Regulatory Fragmentation
The regulatory landscape for autonomous vehicle insurance remains fragmented in ways that compound the underwriting challenge. The United States has no federal autonomous vehicle legislation. State regulations vary significantly.
California requires AV operators to carry a minimum of $5 million in liability coverage. Arizona, which has been more permissive of AV testing, imposes fewer requirements. Some states have updated their insurance codes to address autonomous vehicles explicitly. Others apply existing motor vehicle insurance frameworks that assume a human driver.
This fragmentation means a carrier underwriting autonomous vehicle risk across multiple states must navigate different liability standards, coverage requirements, and regulatory expectations in each jurisdiction. The compliance burden scales with geographic expansion, and it changes each legislative session as states update their approaches.

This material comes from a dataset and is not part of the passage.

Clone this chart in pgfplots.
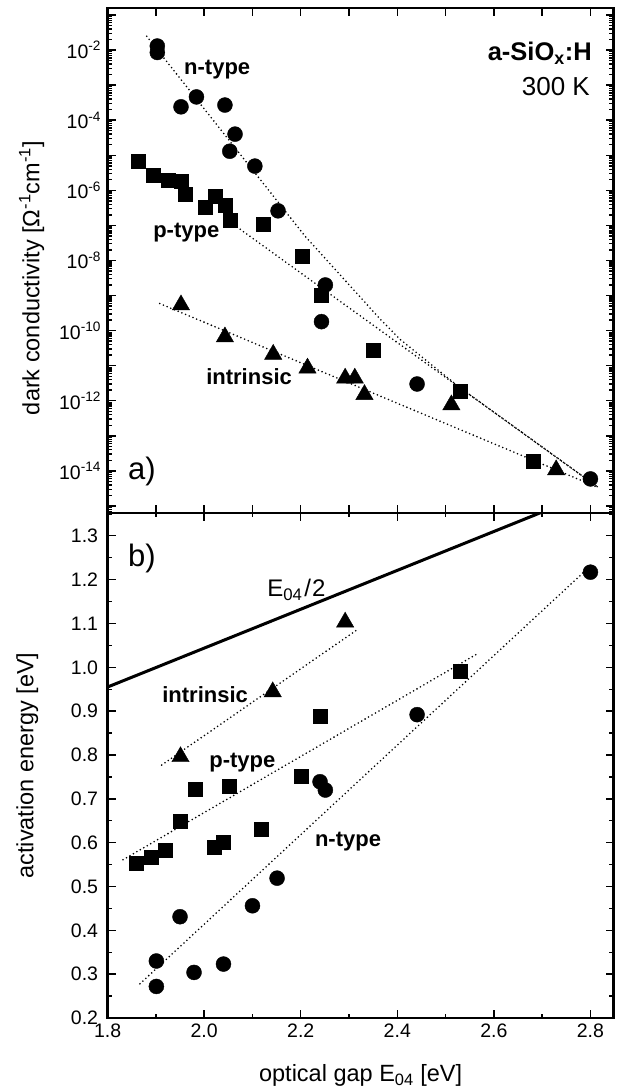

International variation adds another layer. The UK's Automated Vehicles Act 2024 establishes a framework where the "authorized self-driving entity" bears primary liability. The EU's proposed AI Liability Directive creates a presumption of causality for AI-related harm. Japan has amended its Road Traffic Act to accommodate Level 4 vehicles. Each framework makes different assumptions about how liability distributes between manufacturers, operators, and owners.
What Carriers Need
The autonomous vehicle insurance market will grow as deployment scales. Analysts project the global AV market could reach trillions within the decade. The insurance premium pool associated with that market represents significant revenue for carriers that can underwrite the risk. But underwriting AV risk requires capabilities that sit outside the traditional auto insurance skillset.
Carriers need the ability to evaluate AI systems, not just vehicles. The perception stack, the decision-making architecture, the operational design domain, and the software update cadence all factor into risk assessment. This evaluation is not a one-time underwriting exercise. It is an ongoing assessment that must account for the fact that the insured system changes with every update.
Carriers need data access arrangements with OEMs that provide sufficient telemetry to assess system performance. Without this data, underwriting AV risk is guesswork with actuarial formatting.
Carriers need regulatory monitoring across every jurisdiction where they operate, because the liability framework for autonomous vehicles is being written in real-time by legislators, regulators, and courts that are still learning how the technology works.
The fundamental shift is this: auto insurance has always been about pricing human behavior behind the wheel. Autonomous vehicles replace human behavior with algorithmic behavior. The carriers that learn to evaluate, price, and monitor algorithmic driving decisions will underwrite the next generation of mobility risk. The carriers that continue pricing vehicles based on their owners' demographics will be underwriting a risk that no longer exists.